Suele atribuirse a la dependencia de los resultados, con su inevitable carga de aleatoriedad, la dureza de la profesión de entrenador de fútbol. En el caso de Zinedine Zidane la cosa es más ardua todavía, porque a él no le compulsan ni siquiera el salvoconducto del éxito. En seis meses al frente del equipo ya lucía los entorchados más altos, pero no por eso le dejaban (ni le dejan) pasar al club de los entrenadores aptos o libres de sospecha. Ganó la Undécima, la Supercopa europea y por poco -si se descuidan Luis Suárez y Sánchez Arminio- la Liga del desahucio, pero el matón de la puerta sigue arguyendo que no luce los calcetines reglamentarios.

Siguen sin dejarle pasar al selecto club de los entrenadores fetén (hay quien no le considera aún ni entrenador) porque no ha concebido deslumbrantes revoluciones tácticas y, por tanto, no se las ha explicado a ningún gurú a mesa y mantel puesto. A un entrenador se le mide por sus títulos pero resulta que es el técnico del Real Madrid y por añadidura la apuesta personal de Florentino, y si gana títulos entonces habrá que echar mano de otra vara de medir que no sea la de ganarlos o no ganarlos.

EFE

“Un entrenador mediocre”, se llegó a sentenciar a cuenta de una serie de recientes empates, aunque en el fondo da igual a cuenta de qué. La goleada de este sábado al Betis, por ejemplo, no le servirá para ganarse un ápice de la consideración de juntaletras o esputamicrófonos que a buen seguro perseverarán en su desdén. Las plumas ya refulgían en su afilamiento (“ADN empatador” sería el más generoso de los titulares ya programados) después de la mencionada racha de igualadas, y tiene su mérito recuperar el espíritu de un equipo en el cual la profecía autocumplida tiende a imponerse por el pavor que genera el entorno. En otras palabras, el Madrid estaba destinado a empatar en el Villamarín por puro miedo a volver a empatar. Pero resulta que a Zidane se la sopla el entorno y se la sopla que el entorno diga que es mediocre porque no ha inventado nada. Es más, empieza por admitirlo él, con esa llaneza franciscana: “No he inventado nada”. Y resulta que al final no empató en el Villamarín. Vaya si no empató.

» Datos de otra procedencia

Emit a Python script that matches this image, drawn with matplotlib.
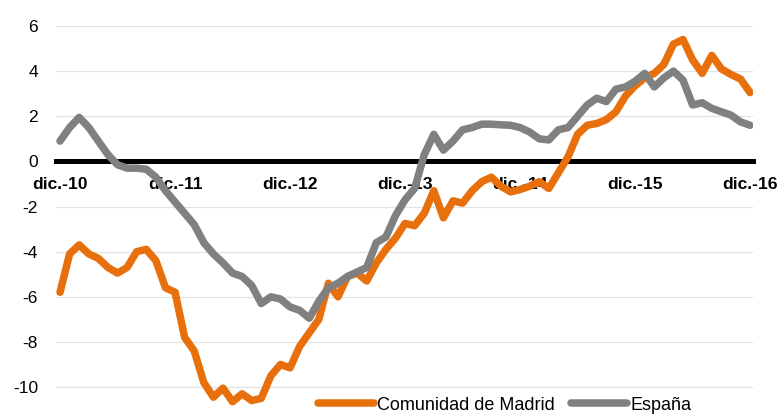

Pero claro, estamos en lo mismo. No empató sin que ese no-empate (1-6) pueda atribuirse a innovaciones estratégicas o deslumbrantes maniobras ajedrecísticas. El Madrid mostró en Sevilla demasiadas versiones (y demasiado dispares) de la brillantez futbolística como para considerar a su entrenador un buen entrenador. No es un autor. Si a John Huston le costó una vida entrar en el olimpo del cine porque hacía películas tan disímiles como “La jungla de asfalto”, “La reina de África” o “Paseo por el amor y la muerte”, ¿cómo vamos a otorgar el carnet de sabio del fútbol a un señor cuyo equipo mete goles de jugada de estrategia, contragolpe fulminante (¡rubricado por Isco y a pase de Pepe!), ataque estático y genialidad individual? Con un agravante: el cineasta de Missouri no era empleado de la entidad más odiada por los odiadores que en el mundo son, más envidiada por los envidiadores que en el mundo son, más apetecida por el fracaso de quienes son ya un fracaso. No había por tanto tantas ganas de negarle el pan y la sal como al marsellés. Marsellés a quien, repito, le da igual todo esto y muy bien que hace.

Zidane ha conseguido que un puñado de aparentes defenestrados (ante el Betis con Isco y Kovacic al frente) crean en él y en su proyecto. Ha logrado que crean eso que se dice de los actores secundarios, es decir, que no existe semejante categoría, porque cuando hablan pasan a ser los protagonistas. Y resulta que aún por detrás de los defenestrados, parapetados en un hambre voraz, se agitan almas indomables que se llaman Lucas, Morata y Marco. Pero cuidado que luego están los primeros espadas, algunos sanos, otros esperando volver mientras disfrutan del buen hacer de subalternos incandescentes de fe. Entre los sanos, en Sevilla, un Toni Kroos omnipresente y omnisciente (es el sabelotodo de la clase que ni siquiera te concede el alivio de caerte mal por ser tan serio); un Marcelo que juega en todas partes, como por aspersión; un Cristiano -al fin, y por dejar de enumerar- que nunca volverá a ser el mejor Cristiano pero, como no lo sabe, pronto volverá a ser el mejor Cristiano.

El Madrid empató cuatro veces seguidas, sí, pero no tomó nota de ello. Que tomen nota en cambio sus enemigos: va a por todas, y va muy en serio.